■日本の空ブラザーズ




こちらは鼻っ面にレーダーシステムを積んだF-86Dセイバードッグ。
この機体は米軍からの供与のみで、ライセンス生産はやってません。
それでも120機前後が配備されてたようで、十分主力戦闘機級の扱いでした。

F-86とはなってますが、D型は全く別の機体で、地上からのレーダー誘導によって核爆撃機を
一撃必殺で撃墜するための機体でした。
このため武装は機体下のロケットランチャーのみです。
これもさんざん解説したので、もういいでしょう(笑)。

ちなみにこちらの自衛隊愛称は月光。
…レーダー搭載の全天候型戦闘機ですが、夜戦というわけではないんですけどね。

でもって、これも当然ノースアメリカン社製。
T-6、T-28、F-86F、F-86Dと、展示機の約1/5がノースアメリカン社製となっており、
当時の同社の影響力がよく判ります。



再び三菱のF-1。
右に見えてるのはそのエンジンですが、展示の機体は展示の機体で、キチンとエンジンを積んでます。
これも広報館の特徴の一つで、重量がありかつ高価でもあるエンジンは外されてる事が多いのですが、
ここでは多くの機体がエンジンを搭載したまま展示されてました。

で、このF-1も何というか、超音速ではあるんだけど、それ以外ではパイロットはお気の毒というか、
人の税金でこんなもの買いやがった奴はエロマンガ島に島流しにせよというか、
まあ、そんな機体。あまり書くことはない、というか書きたくないです。



見ようによっては、愛嬌のあるスタイルなんですけどね。



こちらはロッキードの直線番長、F-104J。
これも航空自衛隊独自の愛称がありまして、その名は栄光でした。
ただしこの愛称システム、どうも評判がよくなかったのか、この機体を最後に廃止されてます…。

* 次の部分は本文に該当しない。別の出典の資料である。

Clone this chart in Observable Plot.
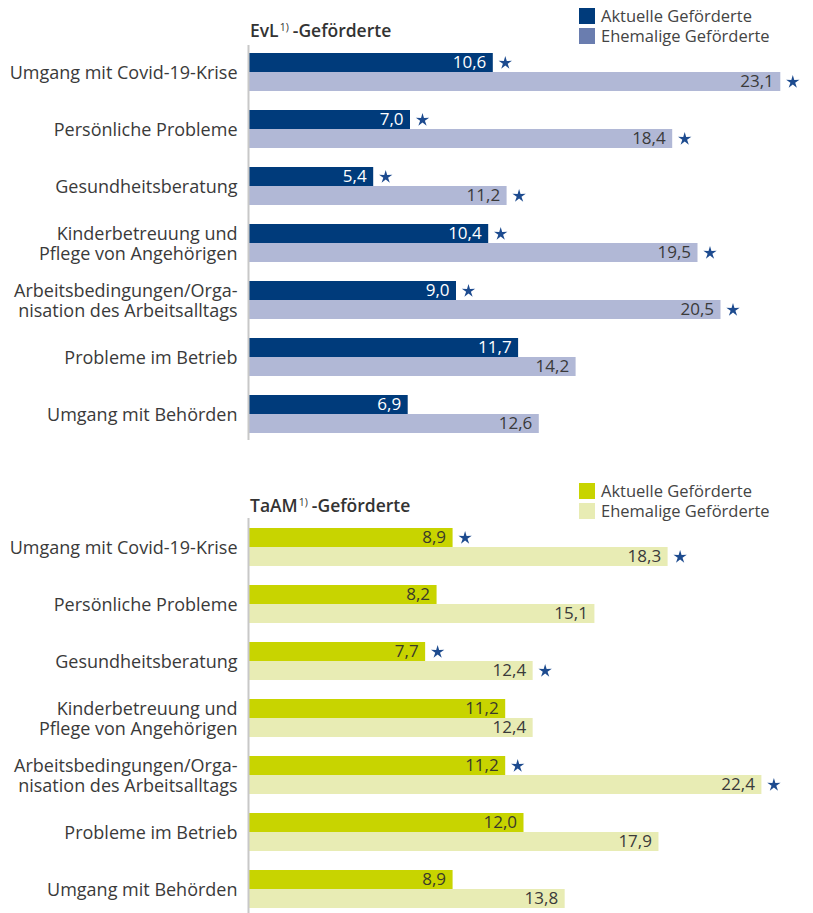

展示の機体はなぜか ヴァルカン砲の発射口部が塞がれて居ましたが、理由は不明。
693号機という事は、追加生産分の新しい機体ですから、
最後の1986年ごろまで現役だった機体のはず。

F-104Jは210機が配備されており、この時代は
200機以上の機体が自衛隊でもゴロゴロしてますね。
この後のF-4ファントムII以降は機体の高額化もあって100機台の調達になるんですが。

F-104Jの場合は3機だけがアメリカ製、あとは三菱のライセンス生産でした。
複座練習型のF-104DJもあり、こちらは20機が配備されてますが、全機アメリカ製です。

日本が導入した唯一のセンチュリーシリーズの機体で、
マッハ2を超える直線番長機ですね。
本来は核爆弾を持ってくる高高度、高速爆撃機相手に活躍する予定の戦闘機でした。
すなわち、どちらかと言えばF-86Fではなく、F-86Dの後継機という事になります。
実際、F-86Fは並行して運用が続き、最後は1980年まで飛んでました(完全引退は1982年)。

F-104は1962年から導入され現役引退は1986年ですから、
かなりの長期間、F-86Fと平行運用されてた事になります。
(先に見た無人無線操縦機は除く)
もっとも、F-86Fは途中からいろんな任務を兼用となってたんですが…。

ちなみにF-104は、そもそも機体が小さくてまともな電子機器が積めない、
という戦闘機であり、それでどうやって広い空の中、
夜間や荒天時に飛んできた敵の高速爆撃機を発見、迎撃するの?
という基本的かつ素朴な疑問に最後まで明確な回答が与えられなかった機体です。
冷戦中にソ連の爆撃機が本気で飛んでこなくてホントに良かったと思いますね。

じゃあ、なんでこんな機体を買ったの?と言えば、
まあ、そりゃロッキードと癒着してるダレスには逆らえないわな、
敗戦国の日本もドイツもイタリアも、という事です。
極めて政治的な戦闘機なんですよ。

技術的には興味深い機体ですが、私による評価は地の底な機体でありますな。
少なくとも戦争で使う機械じゃないでしょう。